Re-visit what needs to be automated and at which level — good to have a high level agreement on who is implementing what

Decide whether the item being developed requires to be tested by someone else on local before having it merged to the main branch

  • Code review is very important — giving enough time for the review helps identify issues at a very early stage of the process — if the review is not being paired on then it could be beneficial to run the latest code on local and give it some exploratory testing as well
  • Needless to say, create unit tests, and exercise their failure by changing the input and/or the actual code temporarily
  • Test locally, whether by the tester or another engineer. This is much better than testing in the test environment (this will show failures early on in the process, where the written solution is still fresh) — It is likely that another engineer or tester might not be needed based on the pairing done early on
  • Manually test what is implemented locally (exploratory visual testing) — yes, open that app and make sure it’s behaving as expected
  • Automation

E2E — Browser tests

Cover the main business cases (e.g. if the user story suggests implementing a field that allows setting up a value, then the E2E for it would be to set up a correct value, save then verify the value got saved — we do not test a wrong value at this level, or if a button got enabled or disabled)

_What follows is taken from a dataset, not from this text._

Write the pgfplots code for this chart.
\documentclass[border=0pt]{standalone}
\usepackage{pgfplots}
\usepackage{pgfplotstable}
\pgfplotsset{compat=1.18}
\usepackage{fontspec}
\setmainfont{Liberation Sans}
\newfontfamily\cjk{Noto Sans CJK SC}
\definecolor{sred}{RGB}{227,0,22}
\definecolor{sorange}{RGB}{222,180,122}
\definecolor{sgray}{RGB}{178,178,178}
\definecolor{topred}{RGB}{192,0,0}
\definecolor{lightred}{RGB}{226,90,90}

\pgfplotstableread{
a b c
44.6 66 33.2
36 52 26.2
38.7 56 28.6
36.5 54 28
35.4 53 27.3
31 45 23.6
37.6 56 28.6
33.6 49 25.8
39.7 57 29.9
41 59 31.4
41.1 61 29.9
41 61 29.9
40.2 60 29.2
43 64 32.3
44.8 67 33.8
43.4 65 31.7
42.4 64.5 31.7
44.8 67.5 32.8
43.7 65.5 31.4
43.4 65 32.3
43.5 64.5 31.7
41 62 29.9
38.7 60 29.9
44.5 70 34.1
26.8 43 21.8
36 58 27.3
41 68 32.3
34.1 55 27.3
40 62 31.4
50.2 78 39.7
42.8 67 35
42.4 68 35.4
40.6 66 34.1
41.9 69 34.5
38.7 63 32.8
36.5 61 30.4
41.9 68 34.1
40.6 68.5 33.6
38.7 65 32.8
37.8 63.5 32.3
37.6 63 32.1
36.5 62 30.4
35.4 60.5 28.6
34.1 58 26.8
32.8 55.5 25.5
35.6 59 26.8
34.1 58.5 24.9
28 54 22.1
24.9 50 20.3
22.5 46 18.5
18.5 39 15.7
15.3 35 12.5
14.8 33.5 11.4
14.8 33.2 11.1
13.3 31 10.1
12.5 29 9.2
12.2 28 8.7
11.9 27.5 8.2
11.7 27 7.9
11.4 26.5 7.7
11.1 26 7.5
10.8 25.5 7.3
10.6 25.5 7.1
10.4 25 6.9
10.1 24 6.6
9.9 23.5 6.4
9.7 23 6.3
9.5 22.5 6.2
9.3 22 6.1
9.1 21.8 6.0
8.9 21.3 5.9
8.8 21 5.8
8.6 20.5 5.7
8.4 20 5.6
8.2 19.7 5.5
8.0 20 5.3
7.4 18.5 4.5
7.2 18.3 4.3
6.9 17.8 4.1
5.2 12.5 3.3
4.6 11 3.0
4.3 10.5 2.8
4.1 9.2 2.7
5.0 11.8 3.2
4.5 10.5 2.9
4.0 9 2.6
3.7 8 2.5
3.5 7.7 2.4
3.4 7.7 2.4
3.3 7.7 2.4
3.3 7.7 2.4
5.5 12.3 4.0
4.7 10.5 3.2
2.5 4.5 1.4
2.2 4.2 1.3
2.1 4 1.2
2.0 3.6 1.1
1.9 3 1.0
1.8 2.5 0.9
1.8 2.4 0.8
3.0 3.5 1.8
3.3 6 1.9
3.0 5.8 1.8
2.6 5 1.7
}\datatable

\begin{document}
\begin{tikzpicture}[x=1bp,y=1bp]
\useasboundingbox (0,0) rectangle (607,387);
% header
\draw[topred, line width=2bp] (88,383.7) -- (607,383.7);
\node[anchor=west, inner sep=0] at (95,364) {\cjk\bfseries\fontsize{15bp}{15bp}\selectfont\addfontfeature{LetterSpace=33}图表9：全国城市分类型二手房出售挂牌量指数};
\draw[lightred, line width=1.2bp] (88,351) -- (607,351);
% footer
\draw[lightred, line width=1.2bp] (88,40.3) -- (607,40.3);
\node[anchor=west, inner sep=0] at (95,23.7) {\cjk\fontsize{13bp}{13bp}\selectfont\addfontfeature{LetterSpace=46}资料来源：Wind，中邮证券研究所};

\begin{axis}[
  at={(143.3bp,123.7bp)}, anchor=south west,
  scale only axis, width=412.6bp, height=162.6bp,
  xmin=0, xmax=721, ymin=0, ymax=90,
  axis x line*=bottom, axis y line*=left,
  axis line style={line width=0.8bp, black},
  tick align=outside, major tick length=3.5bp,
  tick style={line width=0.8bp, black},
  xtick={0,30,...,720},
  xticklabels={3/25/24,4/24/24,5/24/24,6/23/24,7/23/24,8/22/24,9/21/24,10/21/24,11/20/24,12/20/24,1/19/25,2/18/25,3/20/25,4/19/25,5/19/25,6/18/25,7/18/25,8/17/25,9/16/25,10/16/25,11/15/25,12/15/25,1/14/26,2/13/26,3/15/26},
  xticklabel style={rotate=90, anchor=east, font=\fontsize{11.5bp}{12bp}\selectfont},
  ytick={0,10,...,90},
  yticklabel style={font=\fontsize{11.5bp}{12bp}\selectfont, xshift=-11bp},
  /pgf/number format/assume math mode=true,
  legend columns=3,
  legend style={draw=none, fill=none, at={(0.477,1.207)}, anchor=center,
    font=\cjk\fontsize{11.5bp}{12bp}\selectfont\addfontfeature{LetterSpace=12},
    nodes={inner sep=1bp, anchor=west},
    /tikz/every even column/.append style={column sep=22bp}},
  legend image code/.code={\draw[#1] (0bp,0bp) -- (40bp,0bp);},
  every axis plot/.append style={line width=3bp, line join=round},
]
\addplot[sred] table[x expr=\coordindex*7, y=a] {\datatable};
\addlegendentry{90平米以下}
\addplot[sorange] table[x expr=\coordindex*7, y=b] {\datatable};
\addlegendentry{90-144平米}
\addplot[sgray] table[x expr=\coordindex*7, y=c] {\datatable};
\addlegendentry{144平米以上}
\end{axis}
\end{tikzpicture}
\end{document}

What about other cases that are not covered (e.g. a button should be disabled)? These variations should be covered at a different level if possible. If that was not possible, then it should be sufficient to be covered through manual exploratory testing during development — What if it got broken in production later on? if it’s a primary scenario it would be covered by tests and wouldn’t go to production. If it’s a secondary scenario then it’s alright to get broken in production, as long as we have the means to fix it quickly and get it to work (Release method is important here) — but maybe that’s not an option for the business. In this case, it is good to look at visual testing methods such as snapshot testing that get executed maybe on a daily basis, where a comparison between current and previous UI happens. Note that having a bug free software is not possible even with lots of tests in place.

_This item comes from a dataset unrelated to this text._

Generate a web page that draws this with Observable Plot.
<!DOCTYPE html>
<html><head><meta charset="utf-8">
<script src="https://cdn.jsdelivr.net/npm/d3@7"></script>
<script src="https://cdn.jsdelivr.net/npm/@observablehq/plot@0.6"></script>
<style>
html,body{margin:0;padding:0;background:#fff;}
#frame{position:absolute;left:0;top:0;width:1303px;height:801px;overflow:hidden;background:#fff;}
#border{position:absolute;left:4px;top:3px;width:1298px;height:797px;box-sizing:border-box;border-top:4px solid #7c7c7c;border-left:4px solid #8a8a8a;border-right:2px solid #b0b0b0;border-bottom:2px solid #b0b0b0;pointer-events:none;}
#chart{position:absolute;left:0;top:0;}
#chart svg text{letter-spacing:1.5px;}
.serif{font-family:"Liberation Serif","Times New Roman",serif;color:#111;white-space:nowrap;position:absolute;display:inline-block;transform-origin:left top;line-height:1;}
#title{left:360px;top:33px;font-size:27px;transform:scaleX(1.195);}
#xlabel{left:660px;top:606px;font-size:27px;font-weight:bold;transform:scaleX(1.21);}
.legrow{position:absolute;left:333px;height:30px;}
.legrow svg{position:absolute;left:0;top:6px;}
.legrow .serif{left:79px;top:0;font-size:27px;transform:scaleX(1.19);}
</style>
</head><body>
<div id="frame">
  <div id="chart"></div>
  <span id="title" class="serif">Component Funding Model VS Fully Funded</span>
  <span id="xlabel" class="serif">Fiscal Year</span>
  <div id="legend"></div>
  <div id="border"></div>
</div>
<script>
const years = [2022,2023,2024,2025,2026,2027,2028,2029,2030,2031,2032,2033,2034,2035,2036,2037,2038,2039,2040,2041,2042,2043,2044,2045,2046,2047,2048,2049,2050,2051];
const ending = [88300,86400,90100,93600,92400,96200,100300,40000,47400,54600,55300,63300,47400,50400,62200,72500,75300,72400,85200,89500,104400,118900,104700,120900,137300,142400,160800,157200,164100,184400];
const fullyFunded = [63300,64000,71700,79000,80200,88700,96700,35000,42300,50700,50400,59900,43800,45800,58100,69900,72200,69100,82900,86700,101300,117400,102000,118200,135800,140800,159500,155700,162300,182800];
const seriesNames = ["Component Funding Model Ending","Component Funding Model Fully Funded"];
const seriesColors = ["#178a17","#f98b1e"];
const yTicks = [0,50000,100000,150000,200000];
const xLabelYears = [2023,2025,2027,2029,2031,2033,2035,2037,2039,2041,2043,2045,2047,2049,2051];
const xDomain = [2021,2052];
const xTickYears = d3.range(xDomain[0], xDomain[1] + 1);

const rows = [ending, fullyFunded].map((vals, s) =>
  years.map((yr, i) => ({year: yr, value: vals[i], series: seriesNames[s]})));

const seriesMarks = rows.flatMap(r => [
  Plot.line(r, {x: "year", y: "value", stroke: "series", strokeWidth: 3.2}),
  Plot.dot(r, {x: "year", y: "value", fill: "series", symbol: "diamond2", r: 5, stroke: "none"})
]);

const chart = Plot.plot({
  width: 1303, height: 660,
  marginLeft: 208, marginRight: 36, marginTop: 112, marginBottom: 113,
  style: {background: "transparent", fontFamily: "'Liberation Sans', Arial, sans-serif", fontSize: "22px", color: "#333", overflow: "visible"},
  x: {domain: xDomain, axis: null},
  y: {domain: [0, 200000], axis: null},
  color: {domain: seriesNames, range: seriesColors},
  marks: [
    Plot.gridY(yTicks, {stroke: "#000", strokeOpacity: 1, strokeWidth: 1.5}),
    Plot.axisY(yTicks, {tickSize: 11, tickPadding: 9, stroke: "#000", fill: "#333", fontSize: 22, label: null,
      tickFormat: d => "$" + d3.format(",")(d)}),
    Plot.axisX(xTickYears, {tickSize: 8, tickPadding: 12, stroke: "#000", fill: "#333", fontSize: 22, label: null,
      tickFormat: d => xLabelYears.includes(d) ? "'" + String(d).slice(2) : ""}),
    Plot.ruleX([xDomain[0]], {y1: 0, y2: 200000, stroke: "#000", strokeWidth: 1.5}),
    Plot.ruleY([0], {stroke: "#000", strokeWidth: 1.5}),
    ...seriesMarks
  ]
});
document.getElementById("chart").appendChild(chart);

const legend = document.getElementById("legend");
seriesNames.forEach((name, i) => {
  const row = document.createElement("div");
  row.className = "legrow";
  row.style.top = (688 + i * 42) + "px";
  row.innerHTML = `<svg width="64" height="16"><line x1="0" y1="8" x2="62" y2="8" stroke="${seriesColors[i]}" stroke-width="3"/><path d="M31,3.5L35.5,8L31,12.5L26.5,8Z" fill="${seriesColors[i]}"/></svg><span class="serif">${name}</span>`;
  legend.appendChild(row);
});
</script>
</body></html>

The verification should be done in the fastest way possible. For example, we should not open another page to verify that the setting got saved correctly if we can verify faster that network request got submitted with the correct value (the other page should be exercises in its own test where we verify the values saved are retrieved correctly)

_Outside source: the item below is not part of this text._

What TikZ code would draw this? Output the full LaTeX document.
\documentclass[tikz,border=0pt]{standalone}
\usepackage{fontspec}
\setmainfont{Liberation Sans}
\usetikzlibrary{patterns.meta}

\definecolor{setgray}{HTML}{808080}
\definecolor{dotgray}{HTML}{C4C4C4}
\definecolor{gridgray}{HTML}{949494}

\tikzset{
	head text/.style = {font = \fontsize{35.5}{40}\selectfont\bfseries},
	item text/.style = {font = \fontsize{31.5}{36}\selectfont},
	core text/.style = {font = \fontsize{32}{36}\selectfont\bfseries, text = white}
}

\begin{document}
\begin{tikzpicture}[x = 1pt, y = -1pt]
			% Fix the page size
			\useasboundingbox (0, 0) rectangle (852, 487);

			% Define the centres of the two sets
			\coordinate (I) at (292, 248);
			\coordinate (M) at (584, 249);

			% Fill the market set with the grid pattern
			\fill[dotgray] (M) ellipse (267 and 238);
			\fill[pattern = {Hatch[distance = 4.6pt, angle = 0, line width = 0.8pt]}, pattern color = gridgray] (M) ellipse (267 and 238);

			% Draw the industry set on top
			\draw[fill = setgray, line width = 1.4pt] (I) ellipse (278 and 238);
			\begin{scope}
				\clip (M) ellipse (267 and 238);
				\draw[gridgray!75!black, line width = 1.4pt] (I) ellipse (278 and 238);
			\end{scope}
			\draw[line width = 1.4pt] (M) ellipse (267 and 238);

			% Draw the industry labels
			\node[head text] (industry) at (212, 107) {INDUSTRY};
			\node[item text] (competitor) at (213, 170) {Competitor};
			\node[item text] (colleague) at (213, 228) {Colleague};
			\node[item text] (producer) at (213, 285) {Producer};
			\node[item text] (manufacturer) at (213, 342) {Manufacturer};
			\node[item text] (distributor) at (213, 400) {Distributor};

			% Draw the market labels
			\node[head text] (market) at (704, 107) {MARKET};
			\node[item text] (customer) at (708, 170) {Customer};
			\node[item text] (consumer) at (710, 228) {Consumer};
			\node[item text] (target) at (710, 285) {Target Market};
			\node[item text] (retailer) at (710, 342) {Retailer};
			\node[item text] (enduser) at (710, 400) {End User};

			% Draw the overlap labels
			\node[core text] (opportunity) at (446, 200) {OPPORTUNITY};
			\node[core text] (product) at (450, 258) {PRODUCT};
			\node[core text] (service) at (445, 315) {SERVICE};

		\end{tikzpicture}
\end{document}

Setting up the data and accessing the feature being tested should happen in the fastest possible way. For example, if we need to click multiple button to get to the field we’re trying to update, it would be better to directly navigate to that page and set up the field if that’s faster (clicking the buttons to get to the field should be exercised in a different scenario) — In case we needed to create user to be able to get a field visible to test, the better create the user in the fastest possible way, whether through API, insertion in the DB, or even mocking that record if that’s possible

Integration tests

API tests should be at this level

This could also between classes or module in the service we’re testing

Could include contract tests, which would help make other integration and E2E tests easier and more performant

Unit tests

Unit testing helps find problems early in the development cycle, which could be bugs or flaws in the specifications

Unit tests provide confidence when refactoring a piece of code, upgrading a library or extending a feature (e.g. in regression testing), and allow the developer to make sure the module is still working correctly

Unit tests make the integrations tests become much easier, as we’re testing parts of the program then testing the sum of these parts

Unit tests allow coverage of inputs, outputs and error conditions, which would help in covering more edge case

Merge & Build

  • Good to keep an eye on the merges in case multiple people were working around the same area, test areas of conflict
  • The build is similar to the branch, is something good to keep assessing and finding ways to enhance it. Is the build slow? are there steps in the build that we can get rid of?

Release & Deployment

  • It is very important to separate these 2 components. This is something to be discussed on a user story basis, where the team defines whether a feature flag is needed or not
  • The release & deployment is the cornerstone of this proposed model. It is proposed to use a continuous deployment strategy for the following reasons:

Minimize the risk. As we add more code (features/fixes) to a single release, the risk will increase.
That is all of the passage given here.